Why ${(a^2)}^{\frac 12}=\sqrt {a^2}=|a| \neq a$?

Question

Let $a\in \mathbb R$. It should be true that $\sqrt {a^2}=|a|$, since $\sqrt {(-2)^2}=\sqrt{2^2}=2$ and so on. But, it is also true that ${(a^2)}^{\frac 12}=a$, and by definition, ${(a^2)}^{\frac 12}=\sqrt {a^2}=|a|$. Therefore, $a=|a|$, which is not true. So where is the problem?

Answer 1

Yes, the equality $$ \sqrt{a^2}=|a| $$ is correct, because, by definition, the square root of $x$ is the (unique) non negative real number $y$ such that $y^2=x$. Of course we need $x\ge0$ as well, because if $x<0$ there's no number $y$ such that $y^2=x$. Now, $$ |a|^2=a^2 $$ is clear: if $a\ge0$ we have $|a|^2=a^2$; if $a<0$, then $|a|^2=(-a)^2=a^2$.

You can't argue that $-2=2$ from this fact, because $\sqrt{4}=2$, not $-2$.
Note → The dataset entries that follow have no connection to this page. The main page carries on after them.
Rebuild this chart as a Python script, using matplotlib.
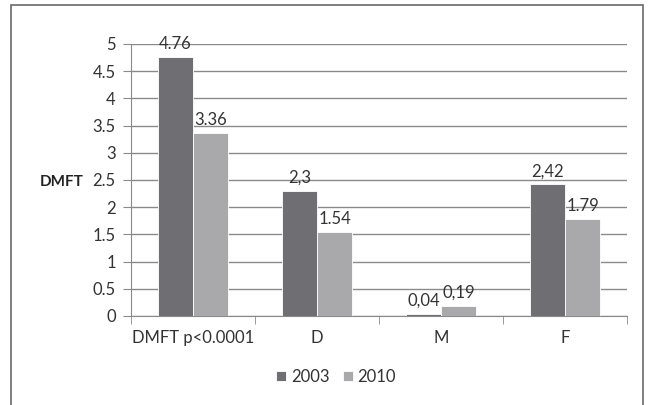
import matplotlib.pyplot as plt
import numpy as np
from matplotlib.patches import Rectangle

categories = ['DMFT p<0.0001', 'D', 'M', 'F']
years = ['2003', '2010']
vals_2003 = [4.76, 2.3, 0.04, 2.42]
vals_2010 = [3.36, 1.54, 0.19, 1.79]
labels_2003 = ['4.76', '2,3', '0,04', '2,42']
labels_2010 = ['3.36', '1.54', '0,19', '1.79']
yticks = [0, 0.5, 1, 1.5, 2, 2.5, 3, 3.5, 4, 4.5, 5]

plt.rcParams['font.family'] = ['Lato', 'DejaVu Sans']

fig = plt.figure(figsize=(6.5, 4.05), dpi=100)
# outer frame
fig.patches.append(Rectangle((11/650, -0.05), (643-11)/650, 1.05 - 5/405,
                             transform=fig.transFigure, fill=False,
                             edgecolor='#6a6a6a', linewidth=1.2))

ax = fig.add_axes([131/650, 1-316/405, (627-131)/650, (316-44)/405])

x = np.arange(len(categories))
w = 0.285
c1, c2 = '#6f6f73', '#a9a9ab'
b1 = ax.bar(x - w/2, vals_2003, w, color=c1, edgecolor='white', linewidth=0.6, label=years[0], zorder=3)
b2 = ax.bar(x + w/2, vals_2010, w, color=c2, edgecolor='white', linewidth=0.6, label=years[1], zorder=3)

for rect, lab in zip(b1, labels_2003):
    ax.annotate(lab, (rect.get_x() + rect.get_width()/2, rect.get_height()),
                xytext=(0, 3.5), textcoords='offset points', ha='center', va='bottom',
                fontsize=12, color='#333333', zorder=4)
for rect, lab in zip(b2, labels_2010):
    ax.annotate(lab, (rect.get_x() + rect.get_width()/2, rect.get_height()),
                xytext=(0, 3.5), textcoords='offset points', ha='center', va='bottom',
                fontsize=12, color='#333333', zorder=4)

ax.set_xlim(-0.5, 3.5)
ax.set_ylim(0, 5)
ax.set_yticks(yticks)
ax.set_yticklabels([('%g' % v) for v in yticks])
ax.yaxis.grid(True, color='#8a8a8a', linewidth=1, zorder=0)
ax.set_axisbelow(True)

ax.set_xticks(x)
ax.set_xticklabels(categories)
ax.set_xticks(np.arange(-0.5, 4, 1), minor=True)
ax.tick_params(axis='x', which='major', length=0, pad=10, labelsize=12, labelcolor='#333333')
ax.tick_params(axis='x', which='minor', length=6, color='#8a8a8a', direction='out')
ax.tick_params(axis='y', length=6, color='#8a8a8a', direction='out', pad=5,
               labelsize=12, labelcolor='#333333')

for s in ['top', 'right']:
    ax.spines[s].set_visible(False)
ax.spines['left'].set_color('#8a8a8a')
ax.spines['bottom'].set_color('#8a8a8a')

fig.text(62/650, 1-182/405, 'DMFT', fontsize=11, fontweight='bold', ha='center', va='center', color='#222222')

fig.legend(handles=[b1, b2], labels=years, loc='center', bbox_to_anchor=(336/650, 1-377/405),
           ncol=2, frameon=False, fontsize=12, handlelength=0.6, handleheight=0.6,
           handletextpad=0.3, columnspacing=0.8, labelcolor='#333333')

fig.savefig('out.png', dpi=100, facecolor='white')
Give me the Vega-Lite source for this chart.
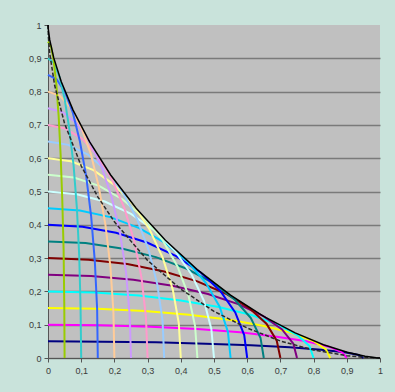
{
  "$schema": "https://vega.github.io/schema/vega-lite/v6.json",
  "width": 332,
  "height": 333,
  "autosize": {"type": "none"},
  "padding": {"left": 48, "top": 25, "right": 15, "bottom": 34},
  "background": "#C9E3DB",
  "config": {"view": {"fill": "#C0C0C0", "stroke": null}},
  "datasets": {
    "ell": [
      {"k":1,"x":0.95,"y":0},{"k":1,"x":0.936,"y":0.009},{"k":1,"x":0.893,"y":0.017},{"k":1,"x":0.823,"y":0.025},{"k":1,"x":0.728,"y":0.032},{"k":1,"x":0.611,"y":0.038},{"k":1,"x":0.475,"y":0.043},{"k":1,"x":0.325,"y":0.047},{"k":1,"x":0.165,"y":0.049},{"k":1,"x":0,"y":0.05},
      {"k":2,"x":0.9,"y":0},{"k":2,"x":0.886,"y":0.017},{"k":2,"x":0.846,"y":0.034},{"k":2,"x":0.779,"y":0.05},{"k":2,"x":0.689,"y":0.064},{"k":2,"x":0.579,"y":0.077},{"k":2,"x":0.45,"y":0.087},{"k":2,"x":0.308,"y":0.094},{"k":2,"x":0.156,"y":0.098},{"k":2,"x":0,"y":0.1},
      {"k":3,"x":0.85,"y":0},{"k":3,"x":0.837,"y":0.026},{"k":3,"x":0.799,"y":0.051},{"k":3,"x":0.736,"y":0.075},{"k":3,"x":0.651,"y":0.096},{"k":3,"x":0.546,"y":0.115},{"k":3,"x":0.425,"y":0.13},{"k":3,"x":0.291,"y":0.141},{"k":3,"x":0.148,"y":0.148},{"k":3,"x":0,"y":0.15},
      {"k":4,"x":0.8,"y":0},{"k":4,"x":0.788,"y":0.035},{"k":4,"x":0.752,"y":0.068},{"k":4,"x":0.693,"y":0.1},{"k":4,"x":0.613,"y":0.129},{"k":4,"x":0.514,"y":0.153},{"k":4,"x":0.4,"y":0.173},{"k":4,"x":0.274,"y":0.188},{"k":4,"x":0.139,"y":0.197},{"k":4,"x":0,"y":0.2},
      {"k":5,"x":0.75,"y":0},{"k":5,"x":0.739,"y":0.043},{"k":5,"x":0.705,"y":0.086},{"k":5,"x":0.65,"y":0.125},{"k":5,"x":0.575,"y":0.161},{"k":5,"x":0.482,"y":0.192},{"k":5,"x":0.375,"y":0.217},{"k":5,"x":0.257,"y":0.235},{"k":5,"x":0.13,"y":0.246},{"k":5,"x":0,"y":0.25},
      {"k":6,"x":0.7,"y":0},{"k":6,"x":0.689,"y":0.052},{"k":6,"x":0.658,"y":0.103},{"k":6,"x":0.606,"y":0.15},{"k":6,"x":0.536,"y":0.193},{"k":6,"x":0.45,"y":0.23},{"k":6,"x":0.35,"y":0.26},{"k":6,"x":0.239,"y":0.282},{"k":6,"x":0.122,"y":0.295},{"k":6,"x":0,"y":0.3},
      {"k":7,"x":0.65,"y":0},{"k":7,"x":0.64,"y":0.061},{"k":7,"x":0.611,"y":0.12},{"k":7,"x":0.563,"y":0.175},{"k":7,"x":0.498,"y":0.225},{"k":7,"x":0.418,"y":0.268},{"k":7,"x":0.325,"y":0.303},{"k":7,"x":0.222,"y":0.329},{"k":7,"x":0.113,"y":0.345},{"k":7,"x":0,"y":0.35},
      {"k":8,"x":0.6,"y":0},{"k":8,"x":0.591,"y":0.069},{"k":8,"x":0.564,"y":0.137},{"k":8,"x":0.52,"y":0.2},{"k":8,"x":0.46,"y":0.257},{"k":8,"x":0.386,"y":0.306},{"k":8,"x":0.3,"y":0.346},{"k":8,"x":0.205,"y":0.376},{"k":8,"x":0.104,"y":0.394},{"k":8,"x":0,"y":0.4},
      {"k":9,"x":0.55,"y":0},{"k":9,"x":0.542,"y":0.078},{"k":9,"x":0.517,"y":0.154},{"k":9,"x":0.476,"y":0.225},{"k":9,"x":0.421,"y":0.289},{"k":9,"x":0.354,"y":0.345},{"k":9,"x":0.275,"y":0.39},{"k":9,"x":0.188,"y":0.423},{"k":9,"x":0.096,"y":0.443},{"k":9,"x":0,"y":0.45},
      {"k":10,"x":0.5,"y":0},{"k":10,"x":0.492,"y":0.087},{"k":10,"x":0.47,"y":0.171},{"k":10,"x":0.433,"y":0.25},{"k":10,"x":0.383,"y":0.321},{"k":10,"x":0.321,"y":0.383},{"k":10,"x":0.25,"y":0.433},{"k":10,"x":0.171,"y":0.47},{"k":10,"x":0.087,"y":0.492},{"k":10,"x":0,"y":0.5},
      {"k":11,"x":0.45,"y":0},{"k":11,"x":0.443,"y":0.096},{"k":11,"x":0.423,"y":0.188},{"k":11,"x":0.39,"y":0.275},{"k":11,"x":0.345,"y":0.354},{"k":11,"x":0.289,"y":0.421},{"k":11,"x":0.225,"y":0.476},{"k":11,"x":0.154,"y":0.517},{"k":11,"x":0.078,"y":0.542},{"k":11,"x":0,"y":0.55},
      {"k":12,"x":0.4,"y":0},{"k":12,"x":0.394,"y":0.104},{"k":12,"x":0.376,"y":0.205},{"k":12,"x":0.346,"y":0.3},{"k":12,"x":0.306,"y":0.386},{"k":12,"x":0.257,"y":0.46},{"k":12,"x":0.2,"y":0.52},{"k":12,"x":0.137,"y":0.564},{"k":12,"x":0.069,"y":0.591},{"k":12,"x":0,"y":0.6},
      {"k":13,"x":0.35,"y":0},{"k":13,"x":0.345,"y":0.113},{"k":13,"x":0.329,"y":0.222},{"k":13,"x":0.303,"y":0.325},{"k":13,"x":0.268,"y":0.418},{"k":13,"x":0.225,"y":0.498},{"k":13,"x":0.175,"y":0.563},{"k":13,"x":0.12,"y":0.611},{"k":13,"x":0.061,"y":0.64},{"k":13,"x":0,"y":0.65},
      {"k":14,"x":0.3,"y":0},{"k":14,"x":0.295,"y":0.122},{"k":14,"x":0.282,"y":0.239},{"k":14,"x":0.26,"y":0.35},{"k":14,"x":0.23,"y":0.45},{"k":14,"x":0.193,"y":0.536},{"k":14,"x":0.15,"y":0.606},{"k":14,"x":0.103,"y":0.658},{"k":14,"x":0.052,"y":0.689},{"k":14,"x":0,"y":0.7},
      {"k":15,"x":0.25,"y":0},{"k":15,"x":0.246,"y":0.13},{"k":15,"x":0.235,"y":0.257},{"k":15,"x":0.217,"y":0.375},{"k":15,"x":0.192,"y":0.482},{"k":15,"x":0.161,"y":0.575},{"k":15,"x":0.125,"y":0.65},{"k":15,"x":0.086,"y":0.705},{"k":15,"x":0.043,"y":0.739},{"k":15,"x":0,"y":0.75},
      {"k":16,"x":0.2,"y":0},{"k":16,"x":0.197,"y":0.139},{"k":16,"x":0.188,"y":0.274},{"k":16,"x":0.173,"y":0.4},{"k":16,"x":0.153,"y":0.514},{"k":16,"x":0.129,"y":0.613},{"k":16,"x":0.1,"y":0.693},{"k":16,"x":0.068,"y":0.752},{"k":16,"x":0.035,"y":0.788},{"k":16,"x":0,"y":0.8},
      {"k":17,"x":0.15,"y":0},{"k":17,"x":0.148,"y":0.148},{"k":17,"x":0.141,"y":0.291},{"k":17,"x":0.13,"y":0.425},{"k":17,"x":0.115,"y":0.546},{"k":17,"x":0.096,"y":0.651},{"k":17,"x":0.075,"y":0.736},{"k":17,"x":0.051,"y":0.799},{"k":17,"x":0.026,"y":0.837},{"k":17,"x":0,"y":0.85},
      {"k":18,"x":0.1,"y":0},{"k":18,"x":0.098,"y":0.156},{"k":18,"x":0.094,"y":0.308},{"k":18,"x":0.087,"y":0.45},{"k":18,"x":0.077,"y":0.579},{"k":18,"x":0.064,"y":0.689},{"k":18,"x":0.05,"y":0.779},{"k":18,"x":0.034,"y":0.846},{"k":18,"x":0.017,"y":0.886},{"k":18,"x":0,"y":0.9},
      {"k":19,"x":0.05,"y":0},{"k":19,"x":0.049,"y":0.165},{"k":19,"x":0.047,"y":0.325},{"k":19,"x":0.043,"y":0.475},{"k":19,"x":0.038,"y":0.611},{"k":19,"x":0.032,"y":0.728},{"k":19,"x":0.025,"y":0.823},{"k":19,"x":0.017,"y":0.893},{"k":19,"x":0.009,"y":0.936},{"k":19,"x":0,"y":0.95}
    ],
    "dash": [
      {"x":0,"y":1},{"x":0.001,"y":0.966},{"x":0.005,"y":0.916},{"x":0.02,"y":0.819},{"x":0.05,"y":0.704},{"x":0.1,"y":0.577},{"x":0.15,"y":0.484},{"x":0.2,"y":0.409},{"x":0.3,"y":0.293},{"x":0.4,"y":0.207},{"x":0.5,"y":0.14},{"x":0.6,"y":0.09},{"x":0.7,"y":0.051},{"x":0.8,"y":0.024},{"x":0.9,"y":0.007},{"x":0.95,"y":0.002},{"x":1,"y":0}
    ],
    "ast": [
      {"x":0,"y":1},{"x":0.00066,"y":0.9886},{"x":0.00523,"y":0.9551},{"x":0.01733,"y":0.9012},{"x":0.04,"y":0.8298},{"x":0.0755,"y":0.7444},{"x":0.125,"y":0.6495},{"x":0.1887,"y":0.5497},{"x":0.2656,"y":0.4495},{"x":0.3536,"y":0.3536},{"x":0.4495,"y":0.2656},{"x":0.5497,"y":0.1887},{"x":0.6495,"y":0.125},{"x":0.7444,"y":0.0755},{"x":0.8298,"y":0.04},{"x":0.9012,"y":0.01733},{"x":0.9551,"y":0.00523},{"x":0.9886,"y":0.00066},{"x":1,"y":0}
    ]
  },
  "encoding": {
    "x": {
      "field": "x", "type": "quantitative",
      "scale": {"domain": [0, 1], "nice": false, "zero": false},
      "axis": {
        "title": null, "grid": false,
        "values": [0, 0.1, 0.2, 0.3, 0.4, 0.5, 0.6, 0.7, 0.8, 0.9, 1],
        "labelExpr": "replace(format(datum.value, '.1~f'), '.', ',')",
        "domainColor": "#555555", "tickColor": "#555555", "tickSize": 4,
        "labelFont": "Liberation Sans", "labelFontSize": 9, "labelColor": "#3a3a3a",
        "labelPadding": 4, "labelFlush": false, "labelOverlap": false
      }
    },
    "y": {
      "field": "y", "type": "quantitative",
      "scale": {"domain": [0, 1], "nice": false, "zero": false},
      "axis": {
        "title": null, "grid": true,
        "values": [0, 0.1, 0.2, 0.3, 0.4, 0.5, 0.6, 0.7, 0.8, 0.9, 1],
        "gridColor": {"condition": {"test": "datum.value >= 1", "value": "transparent"}, "value": "#7a7a7a"},
        "gridWidth": 1.5,
        "labelExpr": "replace(format(datum.value, '.1~f'), '.', ',')",
        "domainColor": "#555555", "tickColor": "#555555", "tickSize": 4,
        "labelFont": "Liberation Sans", "labelFontSize": 9, "labelColor": "#3a3a3a",
        "labelPadding": 3, "labelFlush": false, "labelOverlap": false
      }
    }
  },
  "layer": [
    {
      "data": {"name": "ell"},
      "mark": {"type": "line", "strokeWidth": 2},
      "encoding": {
        "color": {
          "field": "k", "type": "nominal", "legend": null,
          "scale": {
            "domain": [1,2,3,4,5,6,7,8,9,10,11,12,13,14,15,16,17,18,19],
            "range": ["#000080","#FF00FF","#FFFF00","#00FFFF","#800080","#800000","#008080","#0000FF","#00CCFF","#CCFFFF","#CCFFCC","#FFFF99","#99CCFF","#FF99CC","#CC99FF","#FFCC99","#3366FF","#33CCCC","#99CC00"]
          }
        }
      }
    },
    {
      "data": {"name": "dash"},
      "mark": {"type": "line", "color": "#2a2a2a", "strokeWidth": 1.5, "strokeDash": [4, 2]},
      "encoding": {}
    },
    {
      "data": {"name": "ast"},
      "mark": {"type": "line", "color": "#000000", "strokeWidth": 1.5},
      "encoding": {}
    }
  ]
}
Why is this the definition? Because we want to be able to do algebraic manipulations with square roots, so we need a definite result.

Don't confuse it with the search for solutions of the equation $x^2=2$; here we want to find the numbers that, squared, are $2$. So the solutions of the equations are $x=\sqrt{2}$ and $x=-\sqrt{2}$.